Toddlers do some crazy stuff, and your first instinct is to ask questions to figure out all the details of the incident.  But, trust me. You don’t want to know. The answers nearly always open the door to more work for you.

What are you chewing?

The answer to this question is always one of the following: poop, petrified food bit, bug, trash, or something equally disgusting. So if you have a sensitive gag reflex, just tell yourself that it was probably a washed piece of fruit or vegetable that must have fallen on a recently cleaned area of the floor and put it behind you. That’s how kids build an immune system. They eat poop and lick airport floors.

Where did you get that?

Once you have the answer to this question, you’ve added another spot to clean to your list. Unless you’re ready to flip the couch, the previous location of that dirty sock or dusty hot dog isn’t important.

How did you get out of there?

There were probably some death-defying stunts involved.
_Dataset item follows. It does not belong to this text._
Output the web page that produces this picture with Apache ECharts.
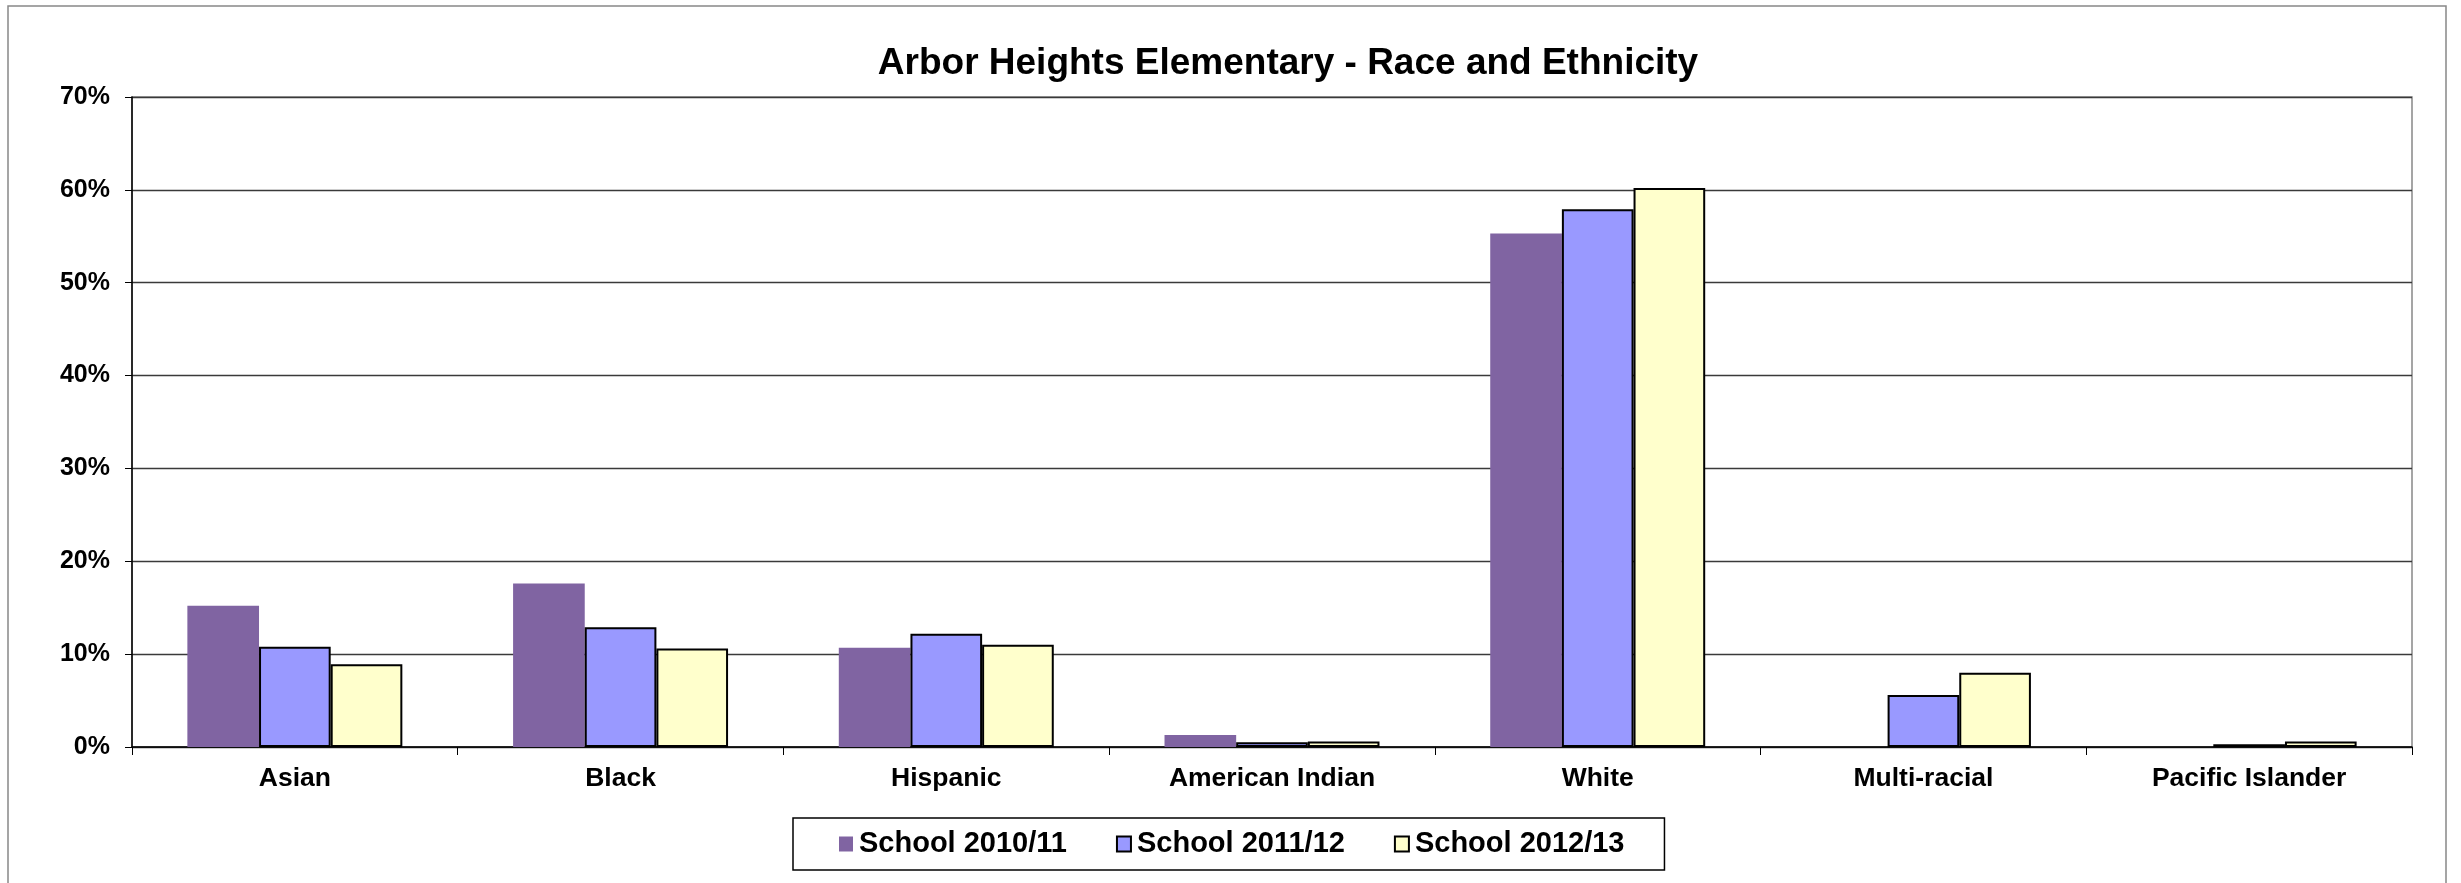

Be thankful that you avoided the heart attack that would have taken place had you walked in mid-escape and add “jailbreak” to the collection of life skills you are encouraging them to develop.

Do you have a poopy diaper?

First to ask has to change it. Even the most novice parent knows this one.

When did you do that?

The answer will always coordinate with the moment you went to the bathroom, answered your phone, or blinked your eyes. It’s unrealistic to think you can watch their every move. They know when you’re weak, and they capitalize on it. Be grateful that they have learned to take advantage of every opportunity that’s afforded them.

Who did that?

Don’t encourage tattling. Do you really want to be dragged into every fight that happens between your kids? Besides, nobody likes a snitch.

Why did you hit/bite/kick?

The real answer for the isolated incident is neither here nor there. She did it because toddlers are just one step above wild animals on the evolutionary ladder. I give them the edge only because of their ability to memorize the lyrics to “Let It Go.” In fact, asking why they did anything is pointless. They do what they do because they just don’t give a sh*t. If you had no real responsibilities and a lack of rational thought, would you act any differently? Probably not.

Dealing with multiple toddlers at a time is like working in an ER. Triage rules apply. There’s no time for all these questions. Put a band-aid on it, scoop it out of their mouth, distract the patient, and move on to the next one.